本当に神って存在するの?この疑問について「生命の起源 origin of life」から考えてみます。みなさん科学を勉強してると思うけど、生命の起源を探求することは超おもしろいと思う。
今、地球上の生命の起源に関して3つの説が存在します。
1)インテリジェント・デザイン説
何らかの知性が生命を設計したとする説で、神によって生命が創造されたという説
2)化学進化説
生命の起源は地球上での化学進化の結果と考える説
3)地球外生命体起源説
宇宙空間には生命の種が広がっていて、それが地球に飛来して生命が誕生したという説
2)化学進化説については、生物が実際に無機物質から発生するところは、今まで一度も自然界で観察されたこともなく、また説が唱えられて以降、実験室でそれを再現しようと、非常に多くの科学者によって、実験室で太古の地上や海中の環境を想定した条件をととのえて、ほとんど無数の実験が行われたのにもかかわらず、生命体と呼べるものが誕生するプロセスは再現されていません。例えば、進化論が科学できるなら、無機物から生命体への進化を再現できないといけない。でもそれができない。確かにユーリー・ミラーの実験で、実験当時、原始地球の大気組成と考えられていたメタン、水素、アンモニア、グリシン、アラニンをはじめとするアミノ酸の生成に寄与したと考えられています。しかし、ミラーの実験は、有機分子が無機物の世界で合成されることを証明しましたが、いまだにどのようにして生命体が誕生したかは分かっていません。
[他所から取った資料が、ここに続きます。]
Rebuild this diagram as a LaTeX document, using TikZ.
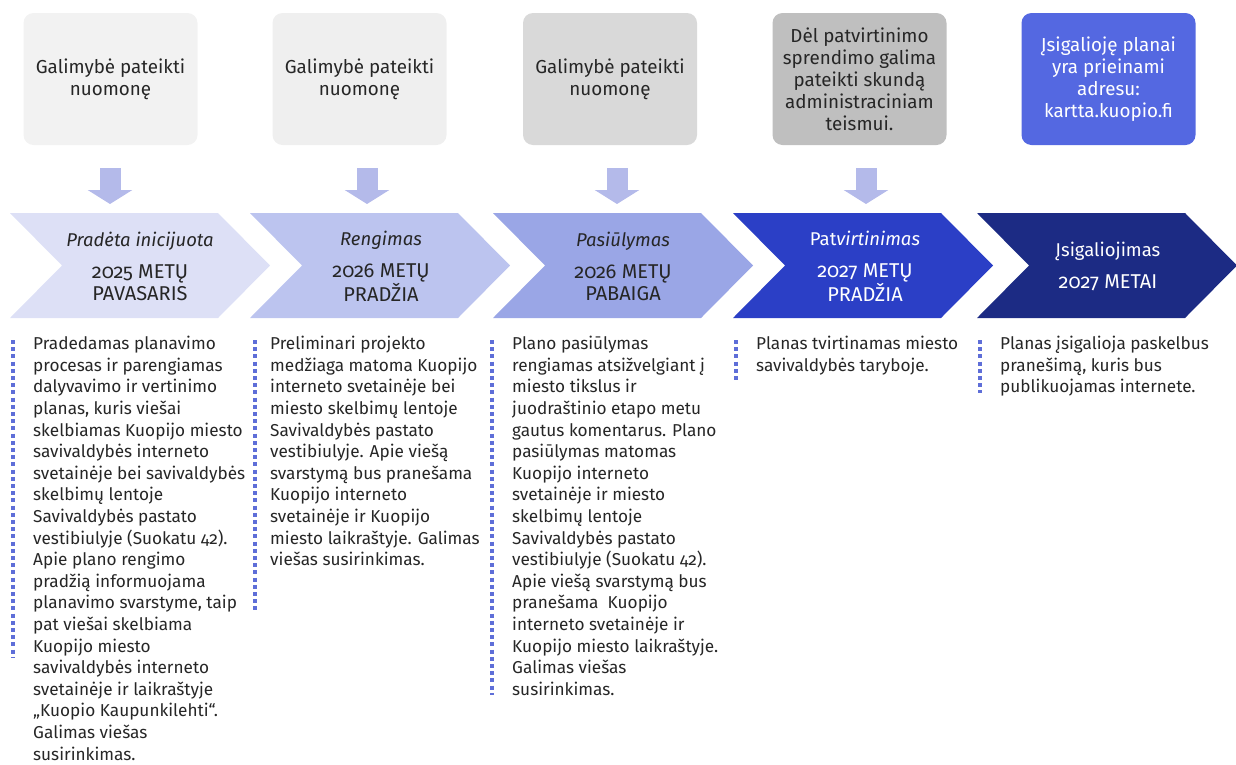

しかも、アポロ計画によって持ち帰られた月の石の解析結果から、地球誕生初期には隕石などの衝突熱により、地表はマグマの海ともいえる状態にあり、原始大気の組成は二酸化炭素、窒素、水蒸気と言った現在の火山ガスに近い酸化的なガスに満たされていたという説が有力になりました。すなわち、還元的環境を前提としたユーリー・ミラーの実験は、地球における有機物の誕生を再現したものとは言えないことになりました。
3)地球外生命体起源説については、生命の起源を地球外に求めても、そこでどのようにして生命が発生したかという問いが残り、問題を先送りするだけ。
2)と3)が消えるので、消去法で1)が最も有力な説となっています。
ただし科学で言えることはここまで。つまり知的なデザイナーもしくは神がいないと、生命の起源が説明できない。だから神はいなくてはいけない。でも積極的に誰も神を見たわけではない。そこで次のポイントは、神が存在することと、神の存在自体が科学的に証明されるか否かは別の問題ということです。なぜなら、科学とは、観察と実験を通した物理的かつ自然的な世界の構造や動きについて体系的に研究する知的かつ実践的な活動(オックスフォード英英辞典)である一方、イスラームにおける神の定義は、そもそも見ることができない触れることのできない存在だからです。見ることも触れることもできない対象は観察も実験もできません。神の存在自体を科学することはできない。しかし、だからと言って、神が存在しないことにはなりません。なぜなら、知的にデザインされたものを観察し、実験することができるからです。
つまり神の創造物(宇宙や人間など)は見ることができるし、触れることもできます。神が創った宇宙の法則を観測することもできます。宇宙は人間が生まれるはるか以前から存在します。そして人間は宇宙を創っていません。また人間も人間を創っていません。
すなわち人間は所詮、神がデザインしたものを「科学的に」発見したり、それを加工してものを作っているだけです。神の創造物の観察を通して、その背後にある力を想像する、考察する、熟考することです。この過程を経て、その力の存在を悟ったとき、神への信仰となるのです。観察できないから科学ではなく信仰です。それで何の問題もない。そしてイスラームにおいて信仰と科学的事実の間に矛盾や対立は一切ないのです。